Consider a distributed system where messages are processed by multiple nodes. Why is achieving exactly-once processing challenging?
Think about what happens when messages are retried due to failures.
Network failures can cause messages to be sent multiple times or lost. Without careful tracking, the system may process the same message more than once or miss it entirely, making exactly-once processing difficult.
In a message queue system designed for exactly-once processing, which component is essential to prevent duplicate processing?
Think about how the system knows if a message was already processed.

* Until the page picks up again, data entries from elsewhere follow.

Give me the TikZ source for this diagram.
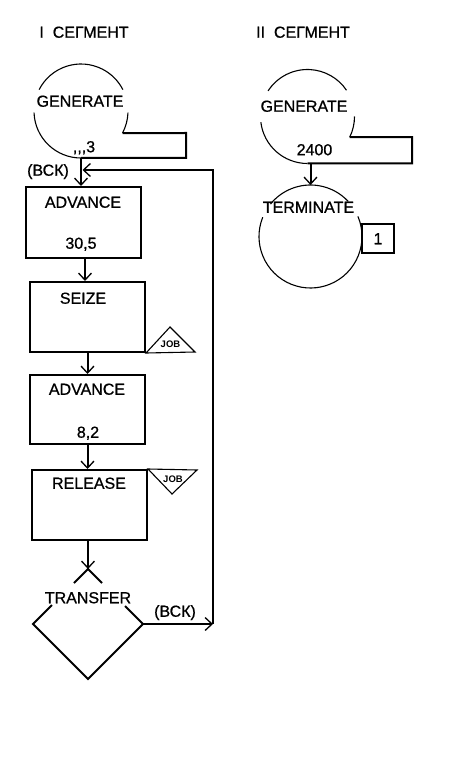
\documentclass[tikz,border=0pt]{standalone}
\usepackage{fontspec}
\setmainfont{Liberation Sans}
\newfontfamily\lblfont{Liberation Sans}[FakeBold=0.8]
\usetikzlibrary{arrows.meta,calc}
\begin{document}
\begin{tikzpicture}[x=1pt,y=-1pt,
  lbl/.style={inner sep=0pt, font=\lblfont\fontsize{16}{18}\selectfont, text height=11.5pt, text depth=0pt},
  joblbl/.style={inner sep=0pt, font=\fontsize{9.5}{10}\selectfont\bfseries, text height=6.8pt, text depth=0pt},
  blk/.style={draw, line width=2pt, rectangle, minimum width=115pt, inner sep=0pt},
  thinl/.style={line width=1.1pt},
  thickl/.style={line width=2pt},
  tipV/.style={-{Straight Barb[length=7pt,width=13pt,line width=1.3pt]}},
  arr/.style={line width=2pt, tipV},
]
\fill[white] (0,0) rectangle (450,759);
\useasboundingbox (0,0) rectangle (450,759);

% titles
\node[lbl] (t1) at (84,32) {I\ \ СЕГМЕНТ};
\node[lbl] (t2) at (303,32) {II\ \ СЕГМЕНТ};

% ---------- Segment I ----------
\coordinate (g1) at (81,111);
\draw[thinl] ([shift={(g1)}]207:47) arc[start angle=207,end angle=333,radius=47];
\draw[thinl] ([shift={(g1)}]178:47) arc[start angle=178,end angle=90,radius=47] coordinate (g1b);
\draw[thinl] ([shift={(g1)}]28:47) coordinate (g1r) arc[start angle=28,end angle=2,radius=47];
\draw[thickl] (g1b) -| (186,133) -- (g1r);
\node[lbl] (g1t) at (80,101) {GENERATE};
\node[lbl] (g1p) at (84,146.5) {,\kern0pt,\kern0pt,\kern0pt3};

\node[blk, minimum height=71pt] (adv1) at (83.5,222.5) {};
\node[lbl] (adv1t) at (83,202) {ADVANCE};
\node[lbl] (adv1b) at (81,243) {30,5};

\node[blk, minimum height=70pt] (seize) at (87.5,317) {};
\node[lbl] (seizet) at (83,298) {SEIZE};

\node[blk, minimum height=69pt] (adv2) at (87.5,409.5) {};
\node[lbl] (adv2t) at (87,389) {ADVANCE};
\node[lbl] (adv2b) at (88,432) {8,2};

\node[blk, minimum height=70pt] (rel) at (89.5,505) {};
\node[lbl] (relt) at (89,483) {RELEASE};

% JOB triangles
\coordinate (j1r) at (195,352);
\coordinate (j1t) at (170,327);
\draw[thinl] (seize.south east) -- (j1r) -- (j1t) -- cycle;
\node[joblbl] (j1) at (170.5,344) {JOB};
\coordinate (j2r) at (197,470);
\coordinate (j2b) at (172,494);
\draw[thinl] (rel.north east) -- (j2r) -- (j2b) -- cycle;
\node[joblbl] (j2) at (173,479) {JOB};

% TRANSFER diamond
\coordinate (trT) at (88,569);
\coordinate (trL) at (33,624);
\coordinate (trB) at (88,679);
\coordinate (trR) at (143,624);
\draw[thickl] (74,583) -- (trT) -- (102,583);
\draw[thickl] (52,605) -- (trL) -- (trB) -- (trR) -- (125,606);
\node[lbl] (trt) at (88,597.5) {TRANSFER};

% connectors
\draw[arr] (g1b) -- (g1b |- adv1.north);
\draw[arr] ($(adv1.south)+(1.5,0)$) -- ($(adv1.south |- seize.north)+(1.5,0)$);
\draw[arr] (seize.south) -- (seize.south |- adv2.north);
\draw[arr] (adv2.south) -- (adv2.south |- rel.north);
\draw[thickl] (trT |- rel.south) -- (trT);
\draw[tipV, line width=0.1pt] ($(trT)+(0,-3)$) -- (trT);

\coordinate (rb) at (213,624);
\coordinate (rt) at (213,170);
\draw[arr] (trR) -- (rb);
\draw[arr] (rb) -- (rt) -- ($(rt -| g1b)+(1.5,0)$);
\node[lbl] (bck1) at (48,170) {(ВСК)};
\node[lbl] (bck2) at (175,611) {(ВСК)};

% ---------- Segment II ----------
\coordinate (g2) at (307.5,116.5);
\draw[thinl] ([shift={(g2)}]213:47) arc[start angle=213,end angle=326,radius=47];
\draw[thinl] ([shift={(g2)}]173:47) arc[start angle=173,end angle=90,radius=47] coordinate (g2b);
\draw[thinl] ([shift={(g2)}]26:47) coordinate (g2r) arc[start angle=26,end angle=0,radius=47];
\draw[thickl] (g2b) -| (412,137.1) -- (g2r);
\node[lbl] (g2t) at (304,106) {GENERATE};
\node[lbl] (g2p) at (314.5,149.5) {2400};

\coordinate (tm) at (310.5,236.5);
\draw[thinl] ([shift={(tm)}]219:51.5) arc[start angle=219,end angle=317,radius=51.5];
\draw[thinl] ([shift={(tm)}]202:51.5) arc[start angle=202,end angle=-23,radius=51.5];
\coordinate (tmT) at ([shift={(tm)}]270:51.5);
\node[lbl] (tmt) at (308.5,207) {TERMINATE};
\node[draw, line width=2pt, minimum width=32pt, minimum height=29pt, inner sep=0pt,
      lbl, inner sep=0pt] (one) at (378,238.5) {1};

\draw[arr] (tmT |- g2b) -- (tmT);
\end{tikzpicture}
\end{document}
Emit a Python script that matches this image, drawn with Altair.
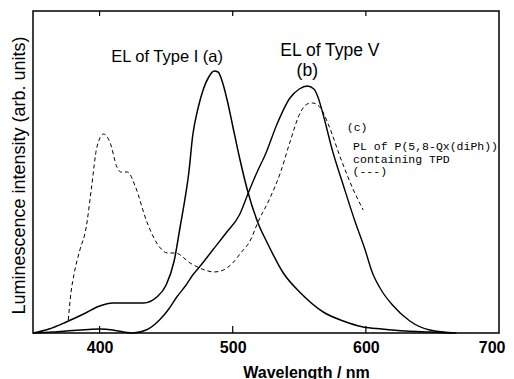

A deduplication store keeps track of message IDs that have been processed. This prevents the system from processing the same message multiple times, which is key for exactly-once semantics.
When scaling a distributed processing system horizontally, what is a major challenge to maintaining exactly-once processing?
Think about what happens when multiple nodes process messages independently.
Scaling horizontally means multiple nodes process messages concurrently. Without consistent state sharing, nodes may process the same message multiple times, breaking exactly-once guarantees.
Which tradeoff is often made when designing systems for exactly-once processing?
Consider what extra steps are needed to ensure no duplicates.
Exactly-once processing requires coordination and state management, which adds latency. This is a common tradeoff for stronger processing guarantees.
A system processes 1 million unique messages per hour. Each message ID is 16 bytes. The deduplication store keeps IDs for 24 hours to ensure exactly-once processing. Estimate the minimum storage needed for the deduplication store in gigabytes (GB). Assume 1 GB = 10^9 bytes.
Calculate total messages in 24 hours and multiply by ID size.
1 million messages/hour * 24 hours = 24 million messages. 24 million * 16 bytes = 384 million bytes = 0.384 GB, which is approximately 0.4 GB.